Who are you role models? What building materials do you consume?

4 thoughts on “Goku as a Role Model”

  1. What I dislike about Goku right now is that he isn’t relying on his friends or family and is only thinking of himself. Goku is free spirited, but he’s also inconsiderate. At this moment, every universe is at risk of annihilation because of Goku’s carelessness — and that’s why all the universes hate Goku right now.

    Even at the opening of the Tournament of Power (where teamwork is supposed to be key), Goku decided to work alone. Then, he got surrounded by a team of enemies working together. Goku was in a difficult situation. Vegeta came to his aid, standing back to back with Goku, but Goku’s response was, “No fair, Vegeta! They’re my opponents.”

    Maybe Goku deserves an early elimination. While he’s sitting in the stands, he can read this article on japanpowered.com and learn about role models.

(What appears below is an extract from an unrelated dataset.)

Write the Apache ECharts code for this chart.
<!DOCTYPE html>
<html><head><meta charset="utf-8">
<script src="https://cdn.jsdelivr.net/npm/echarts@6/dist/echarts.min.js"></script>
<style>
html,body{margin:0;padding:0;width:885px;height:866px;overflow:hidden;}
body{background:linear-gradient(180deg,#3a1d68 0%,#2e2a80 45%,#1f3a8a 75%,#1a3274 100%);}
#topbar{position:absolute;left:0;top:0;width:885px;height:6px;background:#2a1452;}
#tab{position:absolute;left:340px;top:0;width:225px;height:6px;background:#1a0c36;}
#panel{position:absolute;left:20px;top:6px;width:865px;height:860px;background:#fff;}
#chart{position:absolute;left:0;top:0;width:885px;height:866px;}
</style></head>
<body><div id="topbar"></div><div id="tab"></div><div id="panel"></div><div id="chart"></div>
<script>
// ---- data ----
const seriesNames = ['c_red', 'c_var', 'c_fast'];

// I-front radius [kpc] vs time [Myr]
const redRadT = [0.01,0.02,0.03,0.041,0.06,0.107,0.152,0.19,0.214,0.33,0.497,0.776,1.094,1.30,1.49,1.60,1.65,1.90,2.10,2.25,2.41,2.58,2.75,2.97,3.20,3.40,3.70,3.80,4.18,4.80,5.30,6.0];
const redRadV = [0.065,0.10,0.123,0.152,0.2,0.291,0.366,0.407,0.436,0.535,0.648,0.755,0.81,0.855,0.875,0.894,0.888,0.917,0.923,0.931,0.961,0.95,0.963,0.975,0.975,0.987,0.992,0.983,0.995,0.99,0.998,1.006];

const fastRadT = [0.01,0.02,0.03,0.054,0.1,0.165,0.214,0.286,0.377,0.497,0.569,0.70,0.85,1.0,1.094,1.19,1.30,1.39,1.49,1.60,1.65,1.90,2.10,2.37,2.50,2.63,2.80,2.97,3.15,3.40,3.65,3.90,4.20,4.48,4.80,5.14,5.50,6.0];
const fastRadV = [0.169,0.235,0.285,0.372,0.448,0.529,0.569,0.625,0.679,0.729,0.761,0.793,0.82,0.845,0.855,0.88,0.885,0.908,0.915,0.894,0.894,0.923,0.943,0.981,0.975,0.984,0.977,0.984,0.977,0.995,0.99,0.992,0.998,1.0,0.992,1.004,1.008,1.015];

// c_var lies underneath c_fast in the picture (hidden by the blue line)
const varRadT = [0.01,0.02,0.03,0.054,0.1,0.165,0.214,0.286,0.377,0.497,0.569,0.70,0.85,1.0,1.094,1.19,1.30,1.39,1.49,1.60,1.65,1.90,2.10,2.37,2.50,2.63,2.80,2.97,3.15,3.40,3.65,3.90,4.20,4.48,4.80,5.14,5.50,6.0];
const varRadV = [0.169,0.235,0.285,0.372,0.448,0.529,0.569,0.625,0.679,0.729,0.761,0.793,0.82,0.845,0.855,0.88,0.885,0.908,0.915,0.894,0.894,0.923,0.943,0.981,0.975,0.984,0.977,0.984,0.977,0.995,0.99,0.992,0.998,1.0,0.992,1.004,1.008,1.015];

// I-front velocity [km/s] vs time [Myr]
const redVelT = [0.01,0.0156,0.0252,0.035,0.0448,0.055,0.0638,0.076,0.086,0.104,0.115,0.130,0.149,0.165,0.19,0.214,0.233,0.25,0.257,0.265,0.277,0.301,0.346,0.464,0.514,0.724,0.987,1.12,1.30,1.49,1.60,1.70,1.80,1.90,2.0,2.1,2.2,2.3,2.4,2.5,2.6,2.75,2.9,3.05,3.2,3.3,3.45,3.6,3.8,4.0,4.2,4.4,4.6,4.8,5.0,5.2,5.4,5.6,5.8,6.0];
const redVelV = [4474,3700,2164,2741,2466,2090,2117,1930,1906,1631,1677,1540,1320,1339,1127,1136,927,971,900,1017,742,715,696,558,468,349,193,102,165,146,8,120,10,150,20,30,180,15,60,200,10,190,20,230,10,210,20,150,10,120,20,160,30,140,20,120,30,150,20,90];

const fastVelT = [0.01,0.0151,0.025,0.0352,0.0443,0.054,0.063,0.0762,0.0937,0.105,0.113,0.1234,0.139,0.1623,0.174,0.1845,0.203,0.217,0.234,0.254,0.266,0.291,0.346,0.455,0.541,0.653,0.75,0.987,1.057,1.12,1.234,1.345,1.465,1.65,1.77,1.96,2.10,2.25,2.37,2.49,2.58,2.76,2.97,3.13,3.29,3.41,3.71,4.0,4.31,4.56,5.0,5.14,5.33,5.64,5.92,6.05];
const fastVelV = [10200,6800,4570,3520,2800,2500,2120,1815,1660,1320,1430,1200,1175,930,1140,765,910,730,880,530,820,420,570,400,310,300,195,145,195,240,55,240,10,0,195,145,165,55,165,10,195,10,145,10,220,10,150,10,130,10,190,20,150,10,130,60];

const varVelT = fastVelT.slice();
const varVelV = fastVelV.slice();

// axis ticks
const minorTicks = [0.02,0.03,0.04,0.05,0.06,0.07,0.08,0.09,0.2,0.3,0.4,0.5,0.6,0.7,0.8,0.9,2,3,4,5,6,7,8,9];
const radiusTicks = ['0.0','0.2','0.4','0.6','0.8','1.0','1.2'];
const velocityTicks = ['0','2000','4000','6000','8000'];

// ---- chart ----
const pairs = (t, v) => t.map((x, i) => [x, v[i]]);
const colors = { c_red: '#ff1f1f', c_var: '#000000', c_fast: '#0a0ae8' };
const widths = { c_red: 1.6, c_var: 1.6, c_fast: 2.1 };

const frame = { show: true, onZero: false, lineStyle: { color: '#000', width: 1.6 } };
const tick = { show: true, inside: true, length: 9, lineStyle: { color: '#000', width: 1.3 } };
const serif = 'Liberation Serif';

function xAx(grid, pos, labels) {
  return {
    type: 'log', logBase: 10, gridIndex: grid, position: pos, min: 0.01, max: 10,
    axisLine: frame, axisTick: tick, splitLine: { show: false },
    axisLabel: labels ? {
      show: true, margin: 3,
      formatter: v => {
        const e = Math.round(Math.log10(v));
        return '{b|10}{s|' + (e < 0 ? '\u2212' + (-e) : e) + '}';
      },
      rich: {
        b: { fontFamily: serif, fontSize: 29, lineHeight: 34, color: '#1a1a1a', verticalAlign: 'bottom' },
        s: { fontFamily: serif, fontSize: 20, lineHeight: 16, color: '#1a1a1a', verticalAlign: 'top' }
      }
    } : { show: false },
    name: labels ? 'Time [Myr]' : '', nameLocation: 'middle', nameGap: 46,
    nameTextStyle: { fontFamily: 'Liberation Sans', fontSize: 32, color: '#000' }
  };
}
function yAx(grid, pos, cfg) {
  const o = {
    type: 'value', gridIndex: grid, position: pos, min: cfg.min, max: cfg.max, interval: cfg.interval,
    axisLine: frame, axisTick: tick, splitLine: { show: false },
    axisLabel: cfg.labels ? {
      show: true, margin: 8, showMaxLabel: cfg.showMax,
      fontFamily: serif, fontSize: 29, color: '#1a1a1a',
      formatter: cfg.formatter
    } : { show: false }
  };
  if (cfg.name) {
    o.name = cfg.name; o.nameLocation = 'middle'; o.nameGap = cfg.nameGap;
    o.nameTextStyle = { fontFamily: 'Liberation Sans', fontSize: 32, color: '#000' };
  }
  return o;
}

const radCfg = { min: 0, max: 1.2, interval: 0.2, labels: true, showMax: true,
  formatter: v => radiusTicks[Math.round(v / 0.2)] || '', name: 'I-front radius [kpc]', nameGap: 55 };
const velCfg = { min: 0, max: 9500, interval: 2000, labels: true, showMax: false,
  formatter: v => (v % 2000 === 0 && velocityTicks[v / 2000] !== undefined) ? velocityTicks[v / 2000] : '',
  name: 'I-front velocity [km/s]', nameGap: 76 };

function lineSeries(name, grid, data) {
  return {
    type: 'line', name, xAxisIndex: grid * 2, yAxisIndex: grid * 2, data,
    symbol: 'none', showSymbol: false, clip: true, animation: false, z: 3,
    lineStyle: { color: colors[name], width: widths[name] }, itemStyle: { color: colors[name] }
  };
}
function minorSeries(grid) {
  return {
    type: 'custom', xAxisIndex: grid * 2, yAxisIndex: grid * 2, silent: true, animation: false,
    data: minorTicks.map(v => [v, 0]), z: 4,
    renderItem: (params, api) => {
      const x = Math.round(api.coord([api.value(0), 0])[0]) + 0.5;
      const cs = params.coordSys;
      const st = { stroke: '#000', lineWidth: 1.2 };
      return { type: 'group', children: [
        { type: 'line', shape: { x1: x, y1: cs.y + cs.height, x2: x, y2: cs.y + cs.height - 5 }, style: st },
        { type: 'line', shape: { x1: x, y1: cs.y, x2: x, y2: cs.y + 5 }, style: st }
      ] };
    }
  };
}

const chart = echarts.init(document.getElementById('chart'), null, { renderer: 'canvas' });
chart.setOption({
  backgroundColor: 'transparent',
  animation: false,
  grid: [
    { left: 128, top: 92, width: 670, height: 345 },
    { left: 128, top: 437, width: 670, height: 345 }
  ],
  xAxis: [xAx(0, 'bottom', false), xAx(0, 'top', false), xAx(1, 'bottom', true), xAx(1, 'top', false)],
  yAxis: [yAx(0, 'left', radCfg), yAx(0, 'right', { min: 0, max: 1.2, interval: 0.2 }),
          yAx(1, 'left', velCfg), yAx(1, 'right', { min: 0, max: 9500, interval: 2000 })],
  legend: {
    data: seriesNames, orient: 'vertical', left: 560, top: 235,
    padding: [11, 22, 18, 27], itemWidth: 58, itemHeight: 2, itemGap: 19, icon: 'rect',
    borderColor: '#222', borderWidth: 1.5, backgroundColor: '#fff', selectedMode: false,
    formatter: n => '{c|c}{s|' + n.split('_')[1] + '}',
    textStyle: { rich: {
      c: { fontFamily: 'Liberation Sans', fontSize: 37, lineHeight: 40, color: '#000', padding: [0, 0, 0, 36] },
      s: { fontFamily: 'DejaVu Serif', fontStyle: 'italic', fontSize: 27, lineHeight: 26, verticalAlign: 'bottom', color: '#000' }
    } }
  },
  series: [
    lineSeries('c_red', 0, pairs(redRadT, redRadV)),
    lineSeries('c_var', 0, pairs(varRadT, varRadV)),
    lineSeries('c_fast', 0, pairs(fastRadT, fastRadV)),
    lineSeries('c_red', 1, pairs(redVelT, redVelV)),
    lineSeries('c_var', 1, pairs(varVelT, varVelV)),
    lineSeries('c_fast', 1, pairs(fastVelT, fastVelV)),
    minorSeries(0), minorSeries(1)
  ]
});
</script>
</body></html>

    1. We wrote about the problems with Dragon Ball Super’s Goku in this article. I agree. Goku just isn’t Goku anymore. Dragon Ball Super would’ve been far better if it followed Gohan’s daughter Pan and a new journey with her as the protagonist. The old cast should just retire.

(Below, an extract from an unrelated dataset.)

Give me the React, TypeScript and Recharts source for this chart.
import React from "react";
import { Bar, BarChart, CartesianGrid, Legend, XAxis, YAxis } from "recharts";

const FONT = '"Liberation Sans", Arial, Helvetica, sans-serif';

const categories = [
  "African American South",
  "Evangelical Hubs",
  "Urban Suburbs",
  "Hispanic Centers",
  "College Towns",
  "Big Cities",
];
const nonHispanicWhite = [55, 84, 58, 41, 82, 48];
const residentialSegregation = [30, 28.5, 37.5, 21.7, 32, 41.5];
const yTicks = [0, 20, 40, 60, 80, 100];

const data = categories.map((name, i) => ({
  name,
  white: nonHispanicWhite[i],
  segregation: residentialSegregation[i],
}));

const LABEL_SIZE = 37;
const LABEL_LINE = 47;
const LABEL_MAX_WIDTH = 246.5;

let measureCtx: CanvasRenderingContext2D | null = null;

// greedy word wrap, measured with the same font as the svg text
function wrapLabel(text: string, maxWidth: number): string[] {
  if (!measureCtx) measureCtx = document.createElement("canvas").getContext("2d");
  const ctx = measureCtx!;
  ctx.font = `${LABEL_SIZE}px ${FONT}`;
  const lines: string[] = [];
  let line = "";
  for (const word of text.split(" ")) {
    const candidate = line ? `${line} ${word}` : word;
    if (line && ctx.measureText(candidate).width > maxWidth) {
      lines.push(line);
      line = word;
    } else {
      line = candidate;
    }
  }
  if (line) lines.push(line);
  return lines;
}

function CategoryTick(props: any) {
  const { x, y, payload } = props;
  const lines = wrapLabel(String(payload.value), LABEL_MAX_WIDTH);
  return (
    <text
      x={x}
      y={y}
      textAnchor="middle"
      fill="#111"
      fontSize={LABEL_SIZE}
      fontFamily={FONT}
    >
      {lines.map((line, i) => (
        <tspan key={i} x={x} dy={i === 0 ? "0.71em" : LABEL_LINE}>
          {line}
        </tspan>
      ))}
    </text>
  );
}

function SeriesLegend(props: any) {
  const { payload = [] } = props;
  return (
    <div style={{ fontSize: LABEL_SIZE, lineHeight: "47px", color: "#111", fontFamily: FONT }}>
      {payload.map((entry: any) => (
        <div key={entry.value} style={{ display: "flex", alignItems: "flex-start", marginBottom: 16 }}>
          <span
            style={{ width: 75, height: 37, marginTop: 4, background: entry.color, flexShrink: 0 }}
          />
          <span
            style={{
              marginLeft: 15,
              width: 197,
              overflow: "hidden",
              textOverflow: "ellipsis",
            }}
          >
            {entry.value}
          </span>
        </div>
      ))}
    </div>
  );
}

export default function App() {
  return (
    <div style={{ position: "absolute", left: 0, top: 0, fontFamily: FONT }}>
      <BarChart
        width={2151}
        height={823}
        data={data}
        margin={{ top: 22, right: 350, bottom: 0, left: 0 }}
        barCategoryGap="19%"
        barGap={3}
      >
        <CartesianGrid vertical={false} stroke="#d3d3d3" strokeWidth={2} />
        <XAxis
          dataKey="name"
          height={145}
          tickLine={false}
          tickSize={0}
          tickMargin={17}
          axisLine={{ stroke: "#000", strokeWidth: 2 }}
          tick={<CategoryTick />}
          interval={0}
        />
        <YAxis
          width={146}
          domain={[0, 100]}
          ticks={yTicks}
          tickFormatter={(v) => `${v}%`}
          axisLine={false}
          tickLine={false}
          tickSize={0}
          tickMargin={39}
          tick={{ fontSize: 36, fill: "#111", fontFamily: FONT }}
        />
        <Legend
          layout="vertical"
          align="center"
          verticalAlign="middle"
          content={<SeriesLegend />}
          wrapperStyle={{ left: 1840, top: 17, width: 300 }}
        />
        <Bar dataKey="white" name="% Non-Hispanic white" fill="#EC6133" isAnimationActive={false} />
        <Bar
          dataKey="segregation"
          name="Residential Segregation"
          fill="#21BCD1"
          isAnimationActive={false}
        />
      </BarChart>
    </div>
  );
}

  2. I love all your articles about my favorite subject: Japan, but you not only discuss Japan and its history, you also discuss their culture and how it can actually relate to every day life here in America such as what you did especially well in this subject of Goku, and even though I’m late in reading this article I just had to comment.

    You have done very well in comparing an anime character to how people should act, and how no individual can ever accomplish what they become without the help of others, yet too many believe they are the one that made them who they are, but they had teachers and family and friends and many others that helped along the way.

    Unfortunately, all we can really hope for is that more in America would think as Goku does versus looking out for themselves and ignoring their neighbors, but I’ve always hoped in the face of adversity.

    My role models have always been those who have tried to learn daily and thanked those who have helped them along the way, they also humbly apologize when they know they’ve done wrong or wronged another person.

    Those who realize their own weakness and know they cannot do much of anything without help, and reach out to help their neighbor and friends are those we should look up to, not the skinny model in the magazine or the rich man on the television.

    Great job and thank you on this, and I look forward to more from Japan!!

    1. I’m glad you enjoy my little blog. You may like the article I wrote about Goku vs. Superman. Goku, unlike so many of us, understands the need for others when it comes to personal growth. At the same time, he pulls people up with him. After all, Vegeta grows as a person only because of Goku’s growth. They are like a knife and a whetstone.

      A day without learning something is a wasted day. Thanks again for your kind comment and sharing your ideals for a role model.